The indictment points out that Stewart owned more than 60 million shares of Martha Stewart Living stock — 60 percent of the company's class A stock and all of the firm's class B stock. Her holding comprised 94 percent of all stock outstanding.

"Stewart made these false statements with the intent to defraud and deceive purchasers and sellers of (her company's) common stock and the preserve the value of her own…stock by preventing a decline in the market price," the indictment reads.

"What the government is trying to suggest here is that this was not a victimless crime," Robert Mintz, a former federal prosecutor, said Thursday. "That is clearly the most controversial part of this indictment."

Stewart, 61, resigned as head of the company after the indictment, but said she would stay on the board and remain the company's creative chief.

On Thursday, the home-style guru made an appeal to public opinion, taking out a full-page ad in USA Today and launching a Web site to pronounce herself innocent.

"The government's attempt to criminalize these actions makes no sense to me," Stewart writes in an open letter on the site, which invites her fans to e-mail her with their thoughts.

While legal experts say the securities-fraud charge could be a reach for prosecutors, they say the rest of the indictment amounts to a daunting case against Stewart.

Critical to the government's case is a claim that Stewart went out of her way to cover up a message from Bacanovic on the day of the ImClone stock sale in which he said he believed the stock would fall.

More than a month later, the government says, Stewart accessed her assistant's computer phone log and changed an entry about the message to simply: "Peter Bacanovic re ImClone."

"It's extremely damning evidence," said David Marder, a former Securities and Exchange Commission lawyer. "It goes way back to Richard Nixon — you see people get in more trouble for covering things up than of the actual conduct."

Still, prosecutors did not actually indict Stewart on the charge of insider trading, an extremely difficult charge to prove in a criminal case.

They did not allege she had advance word of the bad news on ImClone — only that she knew the Waksal family was dumping its stock.

Instead, the SEC charged Stewart with insider trading in a civil action filed Wednesday just after the criminal charges.

The complaint seeks to ban Stewart from ever leading a public company and force her and Bacanovic to pay more than $45,000 — the losses they say Stewart avoided by unloading ImClone stock.

Proving insider trading in a civil case requires showing only that a "preponderance of the evidence" implicates the defendant.
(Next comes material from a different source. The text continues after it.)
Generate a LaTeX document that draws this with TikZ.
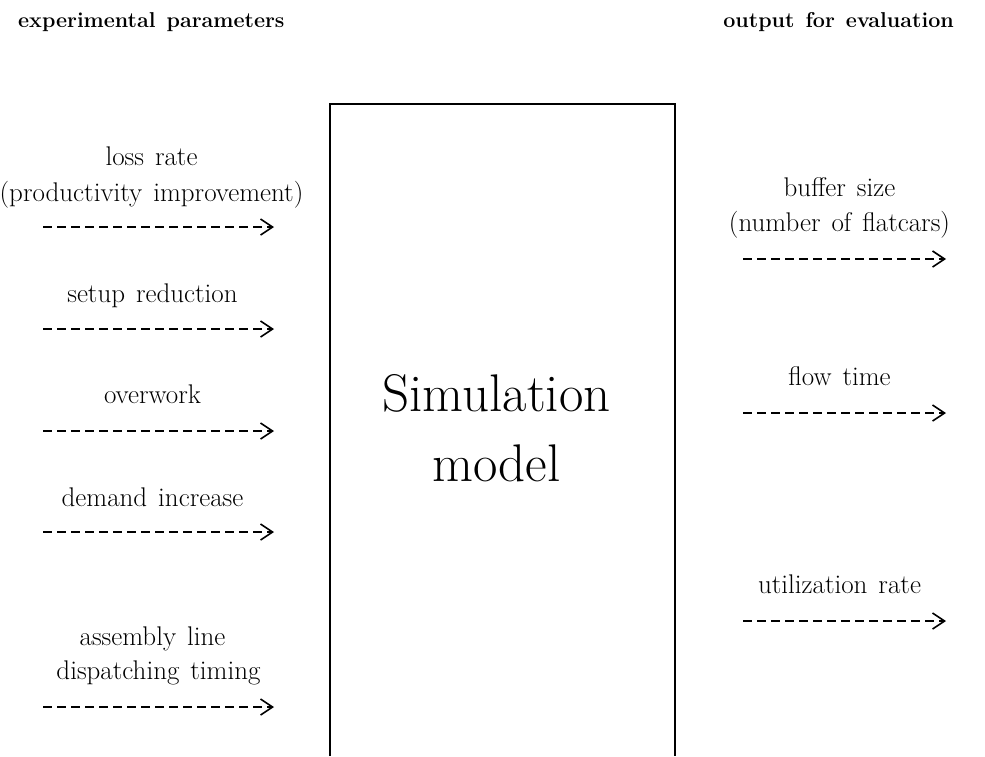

Convicting someone of insider trading in a criminal case requires proof "beyond a reasonable doubt."

"Clearly, a tactical decision was made to shy away from the more complex securities violations," Mintz said. "The government strategy here is going to be to make this case as simple as possible."

One way to keep it simple, says CBS News legal analyst Andrew Cohen, is to focus on lying — Stewart's alleged untruthfulness to federal investigators as well as the investors who heard her speech.

The impeachment saga of President Clinton, Cohen said, created an awareness of how lying about something to an investigator or prosecutor can be considered criminal, even if the underlying offense is not.